Exercise instructions:
Output the records exactly as they appear, with no pictures included.

------------------------

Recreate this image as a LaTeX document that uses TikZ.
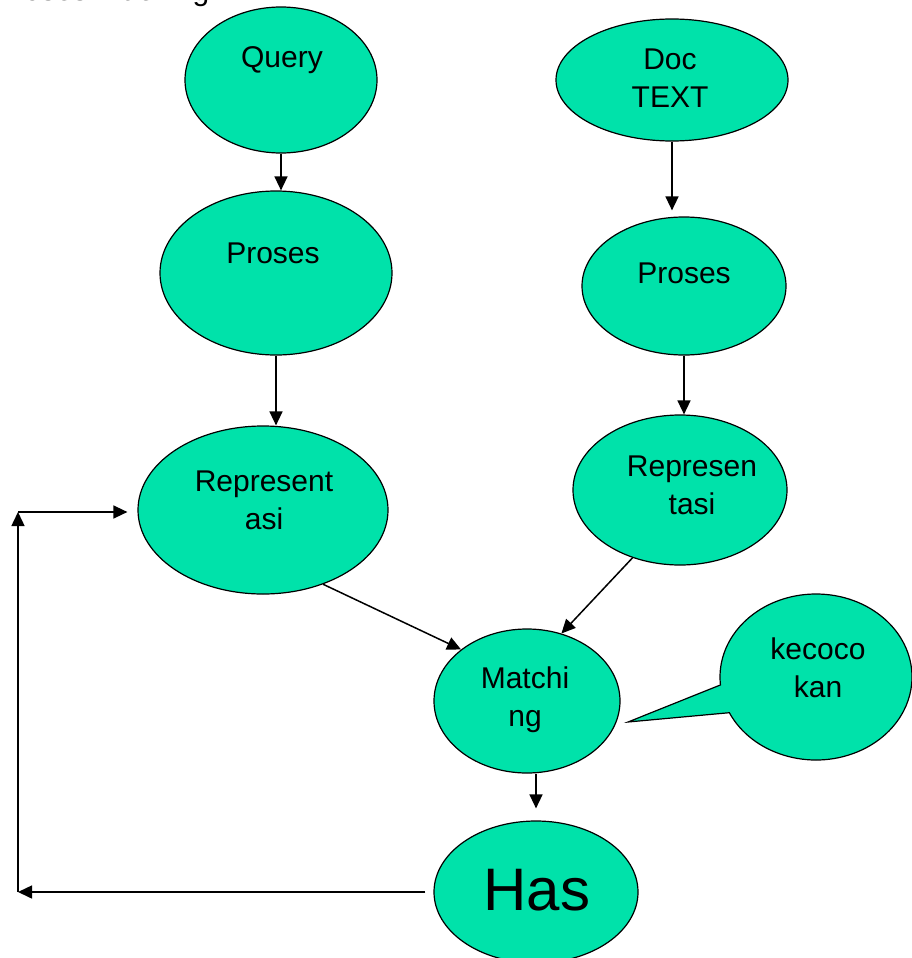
\documentclass[tikz,border=0pt]{standalone}
\usepackage{fontspec}
\setmainfont{Liberation Sans}
\usetikzlibrary{shapes.geometric,shapes.callouts,arrows.meta}
\definecolor{nodeColor}{RGB}{0, 226, 170}

\begin{document}
\begin{tikzpicture}[
    x=1pt, y=-1pt,
    every node/.style={font=\fontsize{30}{38}\selectfont},
    bubble/.style={ellipse, draw, line width=1.2pt, fill=nodeColor, inner sep=0pt},
    bubble label/.style={align=center, inner sep=0pt},
    flow/.style={-{Triangle[length=14pt, width=13pt]}, line width=1.5pt}
]
    \useasboundingbox (0,0) rectangle (912,958);

    \node [anchor=base west, inner sep=0pt] (title) at (-6,1) {Proses Indexing};

    % left column
    \node [bubble, minimum width=192pt, minimum height=146pt] (query)   at (281,80)  {};
    \node [bubble label] (queryT) at (282,60) {Query};

    \node [bubble, minimum width=232pt, minimum height=164pt] (prosesL) at (276,273) {};
    \node [bubble label] (prosesLT) at (273,253) {Proses};

    \node [bubble, minimum width=250pt, minimum height=168pt] (repL)    at (263,510) {};
    \node [bubble label] (repLT) at (264,500) {Represent\\asi};

    % right column
    \node [bubble, minimum width=232pt, minimum height=122pt] (doc)     at (672,80)  {};
    \node [bubble label] (docT) at (670,78) {Doc\\TEXT};

    \node [bubble, minimum width=204pt, minimum height=138pt] (prosesR) at (684,286) {};
    \node [bubble label] (prosesRT) at (684,273) {Proses};

    \node [bubble, minimum width=214pt, minimum height=150pt] (repR)    at (680,490) {};
    \node [bubble label] (repRT) at (692,485) {Represen\\tasi};

    % bottom
    \node [bubble, minimum width=186pt, minimum height=144pt] (match)   at (527,701) {};
    \node [bubble label] (matchT) at (525,700) {Matchi\\ng};

    \node [bubble, ellipse callout, callout absolute pointer={(628,722)}, callout pointer arc=20,
           minimum width=192pt, minimum height=166pt] (kec) at (816,677) {};
    \node [bubble label] (kecT) at (818,668) {kecoco\\kan};

    \node [bubble, minimum width=204pt, minimum height=142pt] (has)     at (536,892) {};
    \node [bubble label, font=\fontsize{60}{60}\selectfont] (hasT) at (537,890) {Has};

    \draw [flow] (query.south) -- (query.south |- prosesL.north);
    \draw [flow, shorten >=6pt] (doc.south) -- (doc.south |- prosesR.north);
    \draw [flow] (prosesL.south) -- (prosesL.south |- repL.north);
    \draw [flow] (prosesR.south) -- (prosesR.south |- repR.north);
    \draw [flow] (repL.-51) -- (match.142);
    \draw [flow] (repR.-125) -- (match.63);
    \draw [flow, shorten >=12pt] (has.north |- match.south) -- (has.north);

    % feedback loop
    \coordinate (bl) at (18,892);
    \coordinate (tl) at (18,512);
    \draw [flow, shorten <=8pt] (has.west) -- (bl);
    \draw [flow] (bl) -- (tl);
    \draw [flow, shorten >=10pt] (tl) -- (tl -| repL.west);
\end{tikzpicture}
\end{document}
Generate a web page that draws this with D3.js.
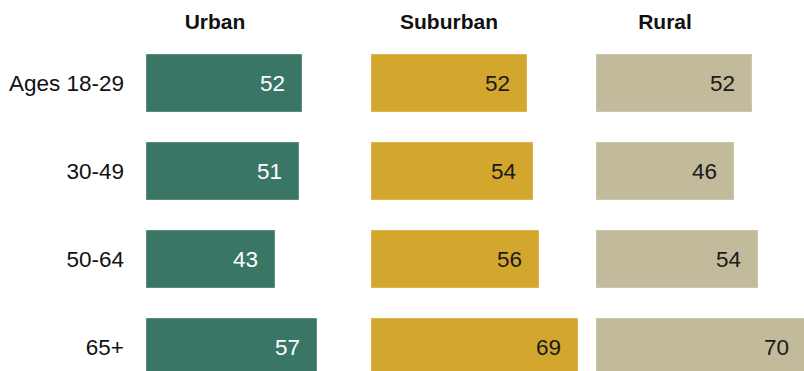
<!DOCTYPE html>
<html><head><meta charset="utf-8">
<script src="https://cdn.jsdelivr.net/npm/d3@7"></script>
<style>html,body{margin:0;padding:0;background:#fff;overflow:hidden}</style>
</head><body>
<svg id="chart" width="804" height="371"></svg>
<script>
const ageGroups = ["Ages 18-29", "30-49", "50-64", "65+"];
const panels = ["Urban", "Suburban", "Rural"];
const urban = [52, 51, 43, 57];
const suburban = [52, 54, 56, 69];
const rural = [52, 46, 54, 70];

const seriesValues = [urban, suburban, rural];
const colors = ["#3a7666", "#d3a62e", "#c1bb9c"];
const labelColors = ["#ffffff", "#1a1a1a", "#1a1a1a"];
const headerOffsets = [69, 78, 69];

const svg = d3.select("#chart");
const font = "'Liberation Sans', Arial, sans-serif";

const xPanel = d3.scalePoint().domain(panels).range([146, 596]);
const x = d3.scaleLinear().domain([0, 10]).range([0, 30]);
const y = d3.scaleBand().domain(ageGroups).range([54, 376]).paddingInner(30/88).paddingOuter(0);

svg.selectAll("text.row").data(ageGroups).join("text")
  .attr("class", "row")
  .attr("x", 124)
  .attr("y", d => y(d) + y.bandwidth()/2)
  .attr("dy", "0.35em")
  .attr("text-anchor", "end")
  .attr("font-family", font)
  .attr("font-size", 22.5)
  .attr("fill", "#111")
  .text(d => d);

panels.forEach((p, pi) => {
  const x0 = xPanel(p);
  const g = svg.append("g");
  g.append("text")
    .attr("x", x0 + headerOffsets[pi])
    .attr("y", 29)
    .attr("text-anchor", "middle")
    .attr("font-family", font)
    .attr("font-weight", "bold")
    .attr("font-size", 21)
    .attr("fill", "#111")
    .text(p);
  const vals = seriesValues[pi];
  g.selectAll("rect").data(vals).join("rect")
    .attr("x", x0)
    .attr("y", (d, i) => y(ageGroups[i]))
    .attr("width", d => x(d))
    .attr("height", y.bandwidth())
    .attr("fill", colors[pi])
    .attr("stroke", "#ffffff")
    .attr("stroke-opacity", 0.35)
    .attr("stroke-width", 1);
  g.selectAll("text.val").data(vals).join("text")
    .attr("class", "val")
    .attr("x", d => x0 + x(d) - 17)
    .attr("y", (d, i) => y(ageGroups[i]) + y.bandwidth()/2)
    .attr("dy", "0.35em")
    .attr("text-anchor", "end")
    .attr("font-family", font)
    .attr("font-size", 22.5)
    .attr("fill", labelColors[pi])
    .text(d => d);
});
</script>
</body></html>
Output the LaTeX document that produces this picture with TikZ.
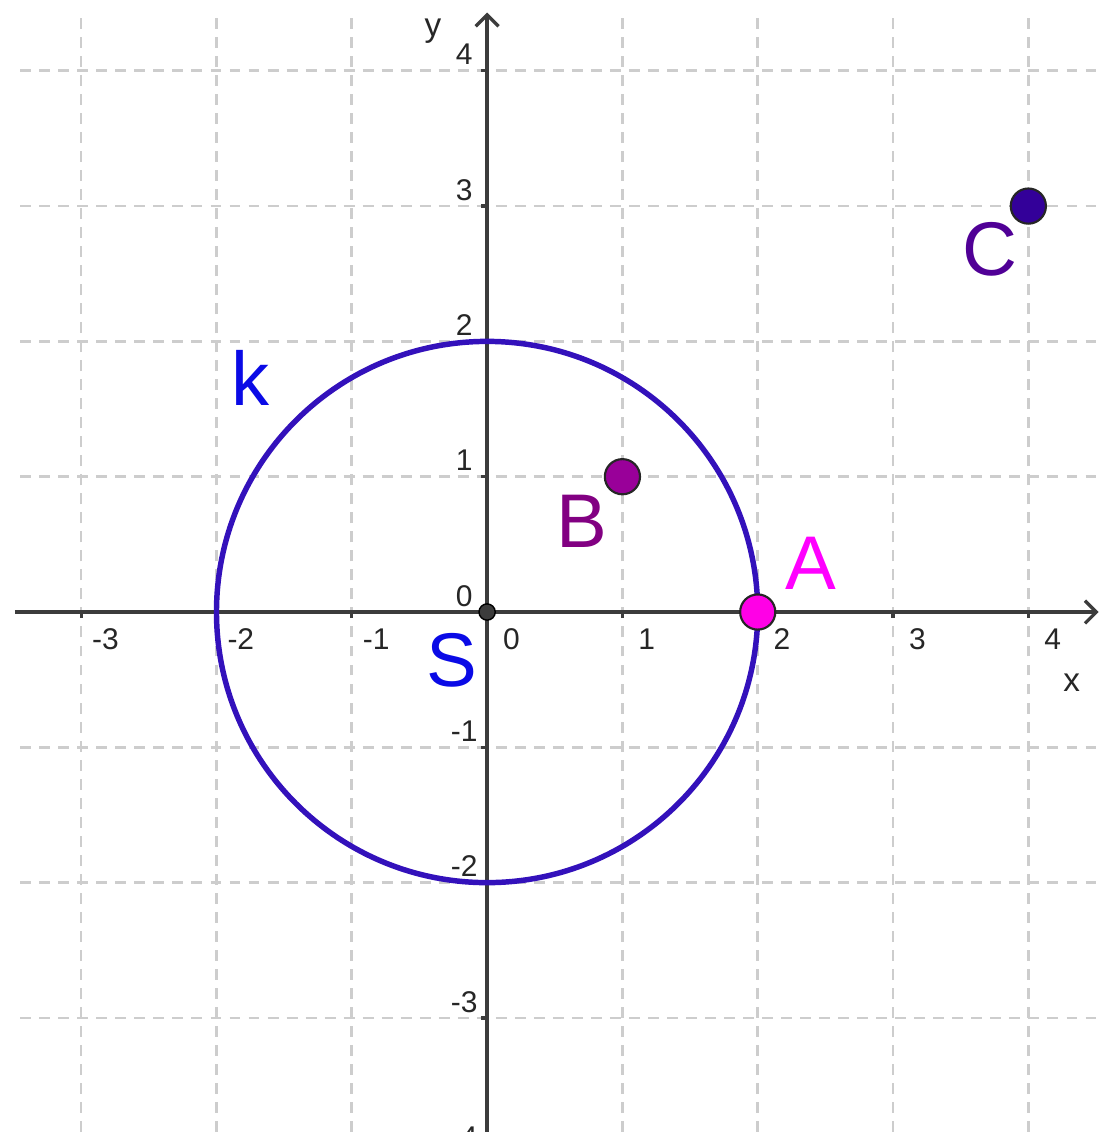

------------------------

Full response:
Recreate this image as a LaTeX document that uses TikZ.
\documentclass[tikz,border=0pt]{standalone}
\usepackage{fontspec}
\setmainfont{Liberation Sans}
\usetikzlibrary{shapes.geometric,shapes.callouts,arrows.meta}
\definecolor{nodeColor}{RGB}{0, 226, 170}

\begin{document}
\begin{tikzpicture}[
    x=1pt, y=-1pt,
    every node/.style={font=\fontsize{30}{38}\selectfont},
    bubble/.style={ellipse, draw, line width=1.2pt, fill=nodeColor, inner sep=0pt},
    bubble label/.style={align=center, inner sep=0pt},
    flow/.style={-{Triangle[length=14pt, width=13pt]}, line width=1.5pt}
]
    \useasboundingbox (0,0) rectangle (912,958);

    \node [anchor=base west, inner sep=0pt] (title) at (-6,1) {Proses Indexing};

    % left column
    \node [bubble, minimum width=192pt, minimum height=146pt] (query)   at (281,80)  {};
    \node [bubble label] (queryT) at (282,60) {Query};

    \node [bubble, minimum width=232pt, minimum height=164pt] (prosesL) at (276,273) {};
    \node [bubble label] (prosesLT) at (273,253) {Proses};

    \node [bubble, minimum width=250pt, minimum height=168pt] (repL)    at (263,510) {};
    \node [bubble label] (repLT) at (264,500) {Represent\\asi};

    % right column
    \node [bubble, minimum width=232pt, minimum height=122pt] (doc)     at (672,80)  {};
    \node [bubble label] (docT) at (670,78) {Doc\\TEXT};

    \node [bubble, minimum width=204pt, minimum height=138pt] (prosesR) at (684,286) {};
    \node [bubble label] (prosesRT) at (684,273) {Proses};

    \node [bubble, minimum width=214pt, minimum height=150pt] (repR)    at (680,490) {};
    \node [bubble label] (repRT) at (692,485) {Represen\\tasi};

    % bottom
    \node [bubble, minimum width=186pt, minimum height=144pt] (match)   at (527,701) {};
    \node [bubble label] (matchT) at (525,700) {Matchi\\ng};

    \node [bubble, ellipse callout, callout absolute pointer={(628,722)}, callout pointer arc=20,
           minimum width=192pt, minimum height=166pt] (kec) at (816,677) {};
    \node [bubble label] (kecT) at (818,668) {kecoco\\kan};

    \node [bubble, minimum width=204pt, minimum height=142pt] (has)     at (536,892) {};
    \node [bubble label, font=\fontsize{60}{60}\selectfont] (hasT) at (537,890) {Has};

    \draw [flow] (query.south) -- (query.south |- prosesL.north);
    \draw [flow, shorten >=6pt] (doc.south) -- (doc.south |- prosesR.north);
    \draw [flow] (prosesL.south) -- (prosesL.south |- repL.north);
    \draw [flow] (prosesR.south) -- (prosesR.south |- repR.north);
    \draw [flow] (repL.-51) -- (match.142);
    \draw [flow] (repR.-125) -- (match.63);
    \draw [flow, shorten >=12pt] (has.north |- match.south) -- (has.north);

    % feedback loop
    \coordinate (bl) at (18,892);
    \coordinate (tl) at (18,512);
    \draw [flow, shorten <=8pt] (has.west) -- (bl);
    \draw [flow] (bl) -- (tl);
    \draw [flow, shorten >=10pt] (tl) -- (tl -| repL.west);
\end{tikzpicture}
\end{document}
Generate a web page that draws this with D3.js.
<!DOCTYPE html>
<html><head><meta charset="utf-8">
<script src="https://cdn.jsdelivr.net/npm/d3@7"></script>
<style>html,body{margin:0;padding:0;background:#fff;overflow:hidden}</style>
</head><body>
<svg id="chart" width="804" height="371"></svg>
<script>
const ageGroups = ["Ages 18-29", "30-49", "50-64", "65+"];
const panels = ["Urban", "Suburban", "Rural"];
const urban = [52, 51, 43, 57];
const suburban = [52, 54, 56, 69];
const rural = [52, 46, 54, 70];

const seriesValues = [urban, suburban, rural];
const colors = ["#3a7666", "#d3a62e", "#c1bb9c"];
const labelColors = ["#ffffff", "#1a1a1a", "#1a1a1a"];
const headerOffsets = [69, 78, 69];

const svg = d3.select("#chart");
const font = "'Liberation Sans', Arial, sans-serif";

const xPanel = d3.scalePoint().domain(panels).range([146, 596]);
const x = d3.scaleLinear().domain([0, 10]).range([0, 30]);
const y = d3.scaleBand().domain(ageGroups).range([54, 376]).paddingInner(30/88).paddingOuter(0);

svg.selectAll("text.row").data(ageGroups).join("text")
  .attr("class", "row")
  .attr("x", 124)
  .attr("y", d => y(d) + y.bandwidth()/2)
  .attr("dy", "0.35em")
  .attr("text-anchor", "end")
  .attr("font-family", font)
  .attr("font-size", 22.5)
  .attr("fill", "#111")
  .text(d => d);

panels.forEach((p, pi) => {
  const x0 = xPanel(p);
  const g = svg.append("g");
  g.append("text")
    .attr("x", x0 + headerOffsets[pi])
    .attr("y", 29)
    .attr("text-anchor", "middle")
    .attr("font-family", font)
    .attr("font-weight", "bold")
    .attr("font-size", 21)
    .attr("fill", "#111")
    .text(p);
  const vals = seriesValues[pi];
  g.selectAll("rect").data(vals).join("rect")
    .attr("x", x0)
    .attr("y", (d, i) => y(ageGroups[i]))
    .attr("width", d => x(d))
    .attr("height", y.bandwidth())
    .attr("fill", colors[pi])
    .attr("stroke", "#ffffff")
    .attr("stroke-opacity", 0.35)
    .attr("stroke-width", 1);
  g.selectAll("text.val").data(vals).join("text")
    .attr("class", "val")
    .attr("x", d => x0 + x(d) - 17)
    .attr("y", (d, i) => y(ageGroups[i]) + y.bandwidth()/2)
    .attr("dy", "0.35em")
    .attr("text-anchor", "end")
    .attr("font-family", font)
    .attr("font-size", 22.5)
    .attr("fill", labelColors[pi])
    .text(d => d);
});
</script>
</body></html>
Output the LaTeX document that produces this picture with TikZ.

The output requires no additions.